I was kind of disappointed to see the "rattlesnake" gets cooked out.


and then i was disappointed to realize i forgot to add the garlic.  but i've got to say, it was still really good.  i never would have put feta and mint together on my own, and that is why i am not a contributor to Saveur magazine.  well that, and the fact that i don't even know how to say it.



Here is my kid's finished plate.  She did the usual "i don't like it" about the green beans, but it was actually about the feta cheese that was on the green beans because she friggin eats these beans out of the garden fresh every day.  she tried one, renounced her previous declaration, and ate them up.  the risotto….. not so much.  one can't win with a toddler, ever.





Do you have a green bean recipe you love?  or a mint recipe you love?   I've got plenty of both to eat up this summer and I trust you more than i trust pinterest.

And while that is true……ugh..….I'm just going to go peek and see if just maybe there might be a recipe or two……...










Monday, July 28, 2014

Alley Transformation - Bookshelf

This one, i am excited about.  

Far too often, Neil (he's the husband) and I will drive up and down the back alleys in our neighborhood to see what people are throwing away.   We live in a fairly well to do neighborhood, and people keep throwing away perfectly good things.  But mostly, people are throwing away crap.  And that is where things get fun.  


This bookshelf was definitely in the "crap" category.

It swayed back and forth.  It was cracked and chipped.  The brass feet were covered in paint.  It was a mess.  Neil wasn't into it, but i had a vision.  This is exciting because i am kind of a bit visionless these days.  Neil is a designer and he doesn't spend all day with a toddler so his brain still forms thoughts of value.  Mine just farts most of the time.  

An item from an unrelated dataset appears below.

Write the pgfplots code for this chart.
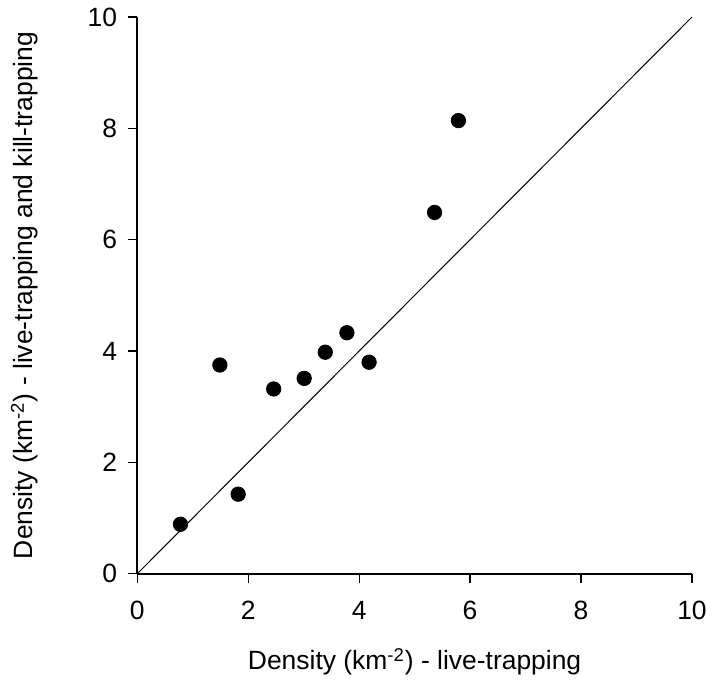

We went to Home Depot and purchased three things:  paint, brass cleaner, and a particle board back.  The idea was that the back would stabilize the bookshelf and remove some of that unnerving swaying motion.   

I used TSP to clean it, Neil screwed on the back, and i polished the brass feet and caulked the seams.  Neil painted.  Neil painted into the night because there was a chance of rain the next day and we needed to get everything done pronto-like.

As you see, we used spray paint.  It's so easy to work with but there is no way in hell that piece was coming in the house to dry.  So we crafted the most ridiculous tent out of another bookshelf, a ladder, and a tarp.  We went to sleep proud.  And when i woke up in the morning and ran out there like a kid on Christmas morning, i saw that we let the sprinklers run overnight and the bookshelf was soaked.   See?  My brain makes farts.  ALL the fucking time.

The sun came out and we dried it off.  My daughter, O, wanted to help us.  but first she had to take care of something.  


KIDS ARE SO AWESOME AND HELPFUL.

So here it is, O's brand new bookshelf.   What dragged me into this whole ordeal to begin with is how there is that middle section for extra tall books.  O's got this one dinosaur book that just never fit anywhere.  A smart and more efficient mom would have probably just snuck the dinosaur book out of the house under the cover of night and left the book in the alley for some poor sucker to pick up.  But not me.   My brain farted out this much easier plan.  Dig the final product.




 Is the yellow too much?  Don't answer that.





Sunday, July 27, 2014

Hi.

At some point, we really dug our heels in.  I think it was when we finally built the chicken coop and got the ladies.  It just became impossible to imagine Moving With Chickens, you know?  So while we have lived here for 6 years, the first 5 were strictly us figuring us out.  Now we know, we are the people who have chickens.  We are the people who garden.  We are the people who make our own mediocre laundry soap.  And we are the people who troll the alleys of our neighborhood, gathering up what other people throw away and giving it a new awesome life.   3 years ago, we would have been worried about freaking out our neighbors.  Today, we know who our people are and everyone else can suck it.

So, want to meet the chickens?   It's all their fault, anyway.

 This is River.  She is a barred rock, just over a year old.  She used to be a fantastic layer, but went broody recently and maybe kind of also lost her mind a little bit.  she picks at her feathers when no one is looking.  or maybe it is another chicken.  if so, that other chicken is a dick.

This is Rhino.  She is an australorp, and also just over a year.  She wins for most and biggest eggs, and she comes running every time she hears me come outside.  She is a better listener than most people I know.



This is Red.  Oh Red.  She is a Red Star.  She used to lay all kinds of crazy eggs….misshapen, teeny, even an egg in another egg.  Then she stopped laying.  She also has a fairly rotten personality.  She is lucky I am not one to cull, as she brings very little to the table.  but also, I JUST LOVE HER ANYWAY.  effing chickens.


 These gals are Sunny Jim and Hoos Foos.  Bonus points if you know where their names came from.  (Hint:  it's a literary masterpiece).  Sunny Jim is an easter egger and Hoos Foos is an actual pure bred Ameraucana.  Neither of them have started laying yet as they are just teenagers, but they should within the next few months.  Hoos Foos will lay blue eggs and Sunny Jim's should be some version of blue or green.


This is Peaches.   She is just a wee thang, maybe 7 weeks old.  She is a white rock.  She is giving Rhino a run for the money, as far as attentiveness goes.  Shit is about to get real up in here, if you know what i mean.


More to follow on their setup, how they live and how we all roll with it.   The internet has a lot of chicken sites and they all tell you exactly the same three things about chickens.  so hopefully some of my real life experience may offer up some more insight for you.  or maybe you just want to look at pretty chicken pictures.  either way, i'm down.   i've been there myself.  i won't judge.